Various preparations were made. First, the military, as an occupying power, has a duty under the Geneva convention and The Hague regulations to keep order and to provide for any immediate humanitarian needs. We worked with our Ministry of Defence to purchase food and make preparations for the possible humanitarian crisis, giving our support and advice. Secondly, we provided funding and support for some British non-governmental organisations that have experience of working in Iraq. We gave much support to the Red Cross, which worked in Iraq through the war but, tragically, withdrew afterwards because of the disorder.
We also supported the UN in preparing its intervention. The UN knew an awful lot about Iraq; it had been running the oil-for-food programme for a long time and had considerable numbers of Iraqi staff as well as international staff. Those staff were withdrawn during the conflict, but the UN had supplies in the region and was ready to go back in. The UN, through the office of Kofi Annan and his deputy Louise Frechette, was fully prepared to move in, under the sort of mandate that it had been given in Afghanistan, to help the Iraqis to put in place an interim Government to start the reconstruction. If that had happened, the whole international community would have engaged with the process. I had discussions with my fellow Ministers across the international system, including in France, Germany, the Scandinavian countries and Canada, and had said to everyone that, whatever our differences over the route to war in Iraq, we must all come together to help Iraq to reconstruct. All that was in place, and ready to go.
So what happened then? There was a big argument, which the Select Committee report alludes to, between the State Department and the Pentagon in the United States of America. The State Department had made full preparations for the situation after the conflict, but it was pushed to one side. The Pentagon took over, made it absolutely clear that it did not want any significant role for the UN, and set up ORHA—the Office for Reconstruction and Humanitarian Assistance in Iraq—which was assembled only weeks before the conflict began. Major-General Tim Cross, whom I had worked with in Kosovo in the support of refugees, became its deputy and found that the furniture was still being moved about and that there were no plans.

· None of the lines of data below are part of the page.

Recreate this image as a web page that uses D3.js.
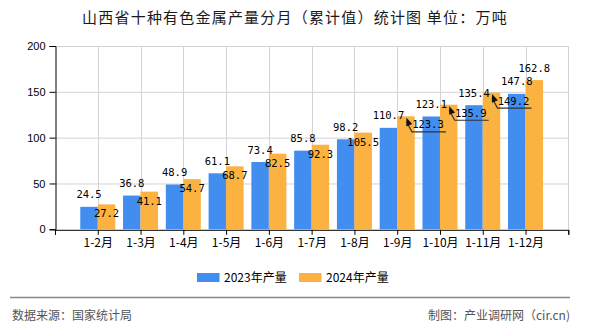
<!DOCTYPE html>
<html><head><meta charset="utf-8">
<script src="https://cdn.jsdelivr.net/npm/d3@7"></script>
<style>
body{margin:0;background:#fff;}
svg{display:block;}
</style></head>
<body><svg id="c" width="590" height="330"></svg>
<script>
const categories = ["1-2月","1-3月","1-4月","1-5月","1-6月","1-7月","1-8月","1-9月","1-10月","1-11月","1-12月"];
const values2023 = [24.5,36.8,48.9,61.1,73.4,85.8,98.2,110.7,123.1,135.4,147.8];
const values2024 = [27.2,41.1,54.7,68.7,82.5,92.3,105.5,123.3,135.9,149.2,162.8];
const yTicks = [0,50,100,150,200];
const seriesNames = ["2023年产量","2024年产量"];
const colors = ["#428DF0","#FBB240"];
const titleText = "山西省十种有色金属产量分月（累计值）统计图 单位：万吨";
const sourceText = "数据来源：国家统计局";
const creditText = "制图：产业调研网（cir.cn)";

const svg = d3.select("#c");
const L=55, R=568.3, T=46, B=229.3;
const x = d3.scaleLinear().domain([0,12]).range([L,R]);
const y = d3.scaleLinear().domain([0,200]).range([B,T]);
const bw = 17.5;
const monoFont = "'DejaVu Sans Mono', monospace";
const sansFont = "'Liberation Sans', Arial, sans-serif";
const cjk = "'Noto Sans CJK SC', sans-serif";

// title
svg.append("text").attr("x",295).attr("y",23).attr("text-anchor","middle")
  .style("font-family",cjk).style("font-size","15px").style("letter-spacing","1.2px")
  .attr("fill","#1a1a1a").text(titleText);

// grid
const g = svg.append("g");
g.selectAll(".hg").data(yTicks.filter(d=>d>0)).join("line")
  .attr("x1",L).attr("x2",R).attr("y1",d=>y(d)+0.5).attr("y2",d=>y(d)+0.5)
  .attr("stroke","#d3d3d3").attr("stroke-width",1);
g.selectAll(".vg").data(d3.range(1,13)).join("line")
  .attr("x1",d=>Math.round(x(d))+0.5).attr("x2",d=>Math.round(x(d))+0.5).attr("y1",T).attr("y2",B)
  .attr("stroke","#d3d3d3").attr("stroke-width",1);

// bars
const idx = d3.range(categories.length);
g.selectAll(".b1").data(idx).join("rect")
  .attr("x",i=>x(i+1)-bw).attr("width",bw)
  .attr("y",i=>y(values2023[i])).attr("height",i=>B-y(values2023[i]))
  .attr("fill",colors[0]);
g.selectAll(".b2").data(idx).join("rect")
  .attr("x",i=>x(i+1)).attr("width",bw)
  .attr("y",i=>y(values2024[i])).attr("height",i=>B-y(values2024[i]))
  .attr("fill",colors[1]);

// axes
const yAxis = d3.axisLeft(y).tickValues(yTicks).tickSize(6).tickPadding(4);
const ya = svg.append("g").attr("transform",`translate(${L+0.5},0)`).call(yAxis);
ya.select(".domain").attr("stroke","#000");
ya.selectAll("line").attr("stroke","#000");
ya.selectAll("text").style("font-family",sansFont).style("font-size","11px").attr("fill","#000");

const xAxis = d3.axisBottom(x).tickValues(d3.range(0,13)).tickSize(5).tickPadding(4)
  .tickFormat(d=> (d>=1 && d<=11) ? categories[d-1] : "");
const xa = svg.append("g").attr("transform",`translate(0,${B+0.5})`).call(xAxis);
xa.select(".domain").attr("stroke","#000");
xa.selectAll("line").attr("stroke","#000");
xa.selectAll("text").style("font-family",cjk).style("font-size","12px").attr("fill","#000");

// value labels
const lab = svg.append("g").style("font-family",monoFont).style("font-size","10.5px").attr("fill","#000");
lab.selectAll(".l1").data(idx).join("text")
  .attr("x",i=>x(i+1)-bw/2).attr("y",i=>y(values2023[i])-12.5+4)
  .attr("text-anchor","middle").text(i=>values2023[i].toFixed(1));

const leader = new Set([7,8,9]);
idx.forEach(i=>{
  const cx = x(i+1)+bw/2, top = y(values2024[i]);
  if(i===10){
    lab.append("text").attr("x",cx).attr("y",top-12+4).attr("text-anchor","middle").text(values2024[i].toFixed(1));
  } else if(leader.has(i)){
    lab.append("text").attr("x",cx+22).attr("y",top+8+4).attr("text-anchor","middle").text(values2024[i].toFixed(1));
    const tip=[cx+0.5,top+1.5], corner=[cx+6,top+15.5], end=[cx+40,top+15.5];
    svg.append("path").attr("d",`M${tip[0]},${tip[1]+4}L${corner[0]},${corner[1]}L${end[0]},${end[1]}`)
      .attr("fill","none").attr("stroke","#333").attr("stroke-width",1.2);
    // arrowhead
    const ang = Math.atan2(corner[1]-tip[1], corner[0]-tip[0]);
    const al=8, aw=3.2;
    const bx = tip[0]+al*Math.cos(ang), by = tip[1]+al*Math.sin(ang);
    const px = -Math.sin(ang)*aw, py = Math.cos(ang)*aw;
    svg.append("path").attr("d",`M${tip[0]},${tip[1]}L${bx+px},${by+py}L${bx-px},${by-py}Z`).attr("fill","#111");
  } else {
    lab.append("text").attr("x",cx).attr("y",top+9+4).attr("text-anchor","middle").text(values2024[i].toFixed(1));
  }
});

// legend
const leg = svg.append("g");
const legX = [197,299];
seriesNames.forEach((n,k)=>{
  leg.append("rect").attr("x",legX[k]).attr("y",273).attr("width",22.5).attr("height",9).attr("fill",colors[k]);
  leg.append("text").attr("x",legX[k]+27).attr("y",281.5).style("font-family",cjk).style("font-size","12px")
    .attr("fill","#000").text(n);
});

// footer
svg.append("line").attr("x1",10).attr("x2",570).attr("y1",297.5).attr("y2",297.5).attr("stroke","#888").attr("stroke-width",1.3);
svg.append("text").attr("x",12).attr("y",320).style("font-family",cjk).style("font-size","12px").attr("fill","#555").text(sourceText);
svg.append("text").attr("x",570).attr("y",320).attr("text-anchor","end").style("font-family",cjk).style("font-size","12px").attr("fill","#555").text(creditText);
</script></body></html>
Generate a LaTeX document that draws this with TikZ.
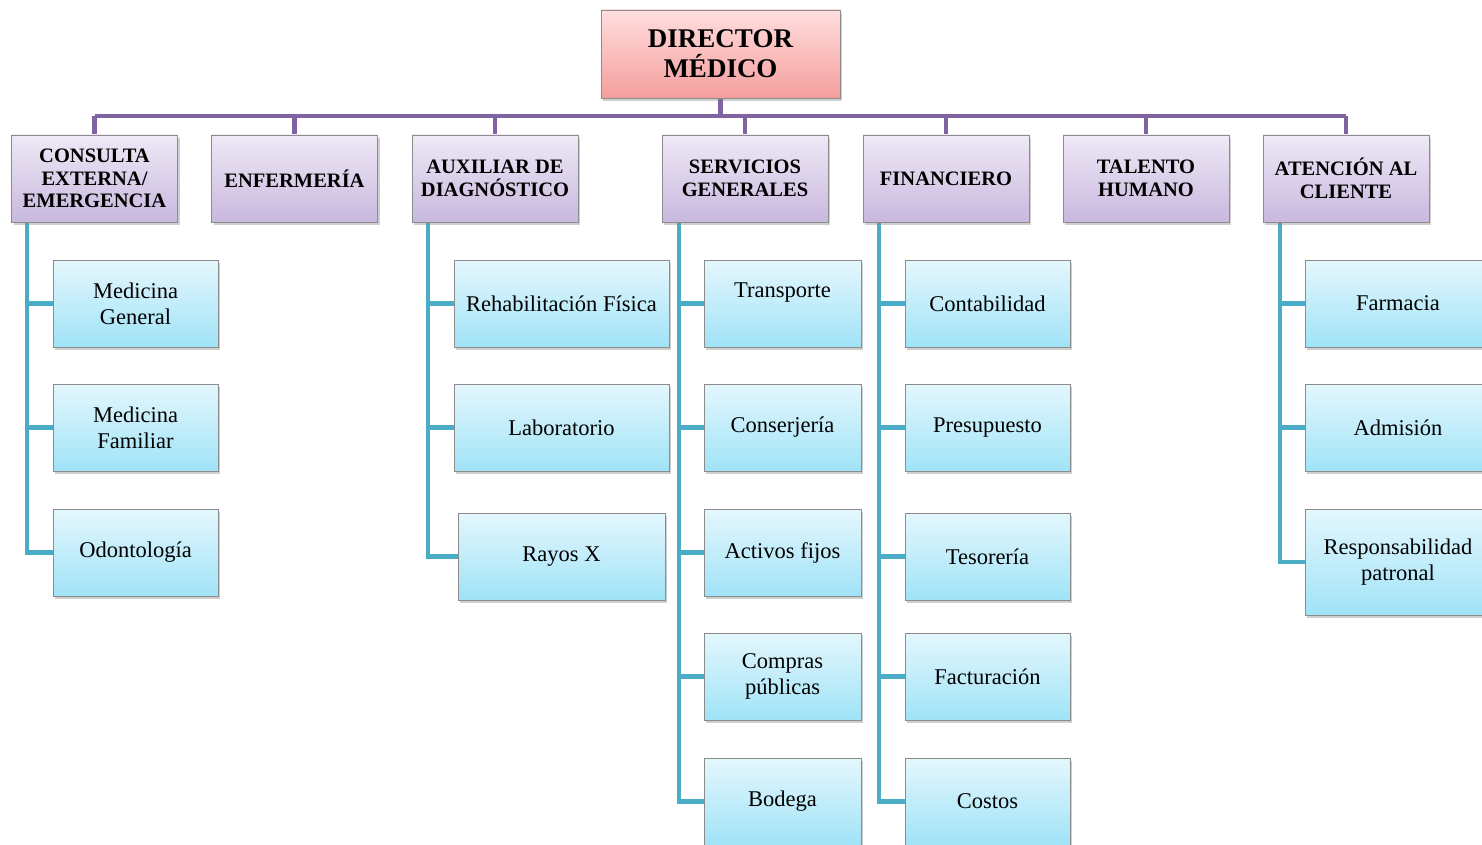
\documentclass[tikz,border=0pt]{standalone}
\usepackage{fontspec}
\setmainfont{Liberation Serif}
\usetikzlibrary{shadows,backgrounds}

\definecolor{busline}{RGB}{128,100,162}
\definecolor{twigline}{RGB}{75,172,198}
\definecolor{bossTop}{RGB}{255,222,222}
\definecolor{bossBot}{RGB}{244,158,156}
\definecolor{areaTop}{RGB}{239,233,246}
\definecolor{areaBot}{RGB}{200,184,222}
\definecolor{unitTop}{RGB}{228,247,253}
\definecolor{unitBot}{RGB}{160,227,247}

\begin{document}
\begin{tikzpicture}[
  x=1pt, y=-1pt,
  box/.style={draw=black!45, line width=0.8pt, inner sep=0pt, align=center,
    drop shadow={opacity=0.38, shadow xshift=2pt, shadow yshift=-3pt}},
  boss/.style={box, top color=bossTop, bottom color=bossBot, minimum width=239pt,
    minimum height=88pt, font=\fontsize{27}{30}\selectfont\bfseries},
  area/.style={box, top color=areaTop, bottom color=areaBot, minimum width=166pt,
    minimum height=87pt, font=\fontsize{20.5}{22.5}\selectfont\bfseries},
  unit/.style={box, top color=unitTop, bottom color=unitBot, minimum width=165pt,
    minimum height=87pt, font=\fontsize{22.5}{26}\selectfont},
  bus/.style={line width=4.2pt, busline},
  twig/.style={line width=4.2pt, twigline}
]
\clip (0,0) rectangle (1482,845);

% === Director ===
\node[boss] (DM) at (720.5,54) {DIRECTOR\\MÉDICO};

% === Areas ===
\node[area] (CE) at (94.5,178.5)  {CONSULTA\\EXTERNA/\\EMERGENCIA};
\node[area] (EN) at (294.5,178.5) {ENFERMERÍA};
\node[area] (AD) at (495,178.5)   {AUXILIAR DE\\DIAGNÓSTICO};
\node[area] (SG) at (745,178.5)   {SERVICIOS\\GENERALES};
\node[area] (FI) at (946,178.5)   {FINANCIERO};
\node[area] (TH) at (1146,178.5)  {TALENTO\\HUMANO};
\node[area] (AC) at (1346,178.5)  {ATENCIÓN AL\\CLIENTE};

% === Consulta externa ===
\node[unit] (CE1) at (135.5,303.5) {Medicina\\General};
\node[unit] (CE2) at (135.5,427.5) {Medicina\\Familiar};
\node[unit] (CE3) at (135.5,552.5) {Odontología};

% === Auxiliar de diagnostico ===
\node[unit, minimum width=215pt] (AD1) at (561.5,303.5) {Rehabilitación Física};
\node[unit, minimum width=215pt] (AD2) at (561.5,427.5) {Laboratorio};
\node[unit, minimum width=207pt] (AD3) at (561.5,556.5) {Rayos X};

% === Servicios generales ===
\node[unit, minimum width=157pt] (SG1) at (782.5,303.5) {Transporte\\\mbox{}};
\node[unit, minimum width=157pt] (SG2) at (782.5,427.5) {Conserjería};
\node[unit, minimum width=157pt] (SG3) at (782.5,552.5) {Activos fijos};
\node[unit, minimum width=157pt] (SG4) at (782.5,676.5) {Compras\\públicas};
\node[unit, minimum width=157pt] (SG5) at (782.5,801.5) {Bodega};

% === Financiero ===
\node[unit] (FI1) at (987.5,303.5) {Contabilidad};
\node[unit] (FI2) at (987.5,427.5) {Presupuesto};
\node[unit] (FI3) at (987.5,556.5) {Tesorería};
\node[unit] (FI4) at (987.5,676.5) {Facturación};
\node[unit] (FI5) at (987.5,801.5) {Costos};

% === Atencion al cliente ===
\node[unit, minimum width=186pt] (AC1) at (1398,303.5) {Farmacia};
\node[unit, minimum width=186pt] (AC2) at (1398,427.5) {Admisión};
\node[unit, minimum width=186pt, minimum height=106pt] (AC3) at (1398,562) {Responsabilidad\\patronal};

% === Connectors ===
\begin{scope}[on background layer]
  \coordinate (bus) at (720.5,116);
  \draw[bus] (DM.south) -- (DM.south |- bus);
  \draw[bus] (CE.north |- bus) -- (AC.north |- bus);
  \foreach \a in {CE,EN,AD,SG,FI,TH,AC}
    \draw[bus] (\a.north) -- (\a.north |- bus);

  % spines
  \coordinate (sCE) at ([xshift=16pt]CE.south west);
  \coordinate (sAD) at ([xshift=16pt]AD.south west);
  \coordinate (sSG) at ([xshift=17pt]SG.south west);
  \coordinate (sFI) at ([xshift=16pt]FI.south west);
  \coordinate (sAC) at ([xshift=17pt]AC.south west);

  \draw[twig] (sCE) |- (CE3.west);
  \foreach \k in {CE1,CE2} \draw[twig] (\k.west) -- (\k.west -| sCE);
  \draw[twig] (sAD) |- (AD3.west);
  \foreach \k in {AD1,AD2} \draw[twig] (\k.west) -- (\k.west -| sAD);
  \draw[twig] (sSG) |- (SG5.west);
  \foreach \k in {SG1,SG2,SG3,SG4} \draw[twig] (\k.west) -- (\k.west -| sSG);
  \draw[twig] (sFI) |- (FI5.west);
  \foreach \k in {FI1,FI2,FI3,FI4} \draw[twig] (\k.west) -- (\k.west -| sFI);
  \draw[twig] (sAC) |- (AC3.west);
  \foreach \k in {AC1,AC2} \draw[twig] (\k.west) -- (\k.west -| sAC);
\end{scope}
\end{tikzpicture}
\end{document}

That is what happened. The international system and all the international preparations were brushed to one side, and ORHA moved in with retired general Jay Garner in charge. That body was in Kuwait for a time, and it had been busy with Secretary Rumsfeld selecting which Iraqis would have significant positions. No proper preparations were made for keeping order or for giving the UN a proper role—which would, in turn, have brought in the international community. Members will remember the arguments. Will the Indians come in? Will the Pakistanis come in? It was a very good idea to have a substantial Muslim country supporting the keeping of peace and order in Iraq, but none of them would do so without a proper UN mandate and resolution.
That is the shameful story. There were two great blunders, the first of which was to rush to war too fast, without first exhausting all possible means of disarming Iraq or proving that it had no weapons of mass destruction. Indeed, we should have tried to indict Saddam Hussein, while authorising armed support for the UN weapons inspectors if need be. We had to be willing always to contemplate force to back up the authority of the UN if necessary, but in my view we should have taken more time. The reason why we went to war when we did is that there was an unwillingness to rotate the troops through the hot weather. That is why we got into the mess that we did, and why our troops were subjected to such risks.
The second failure was the arrogance of forcing other members of the Security Council to say yes to a war by a pre-ordained date. In doing so, the UN was completely brushed aside, and the international system's machinery for helping a country to reconstruct was not used. In addition, because the Office for Reconstruction and Humanitarian Assistance was so focused on its political tasks, the military moved away from their duty under the Geneva convention and The Hague regulations, which is to keep order. There should have been military rule and an absolute focus on keeping order. The latter failure, which resulted from the closing down of the Iraqi army, explains the situation that we are in.
We have to get out of this situation, which is a disaster for the middle east and for the people of Iraq. The answer is the same as that which should have been secured at the time: a proper UN mandate and lead; international engagement; getting more countries involved; greater legitimacy; and a proper interim Iraqi Government who are recognised as legitimate by the whole international community.
That is the story. I and my Department made full preparations for the proper reconstruction of Iraq, but I am afraid that our country and Prime Minister did not stand up to the Americans when the Pentagon, in its full arrogance, brushed aside the preparations made in its own country through the State Department, and led us into the chaos that we now see.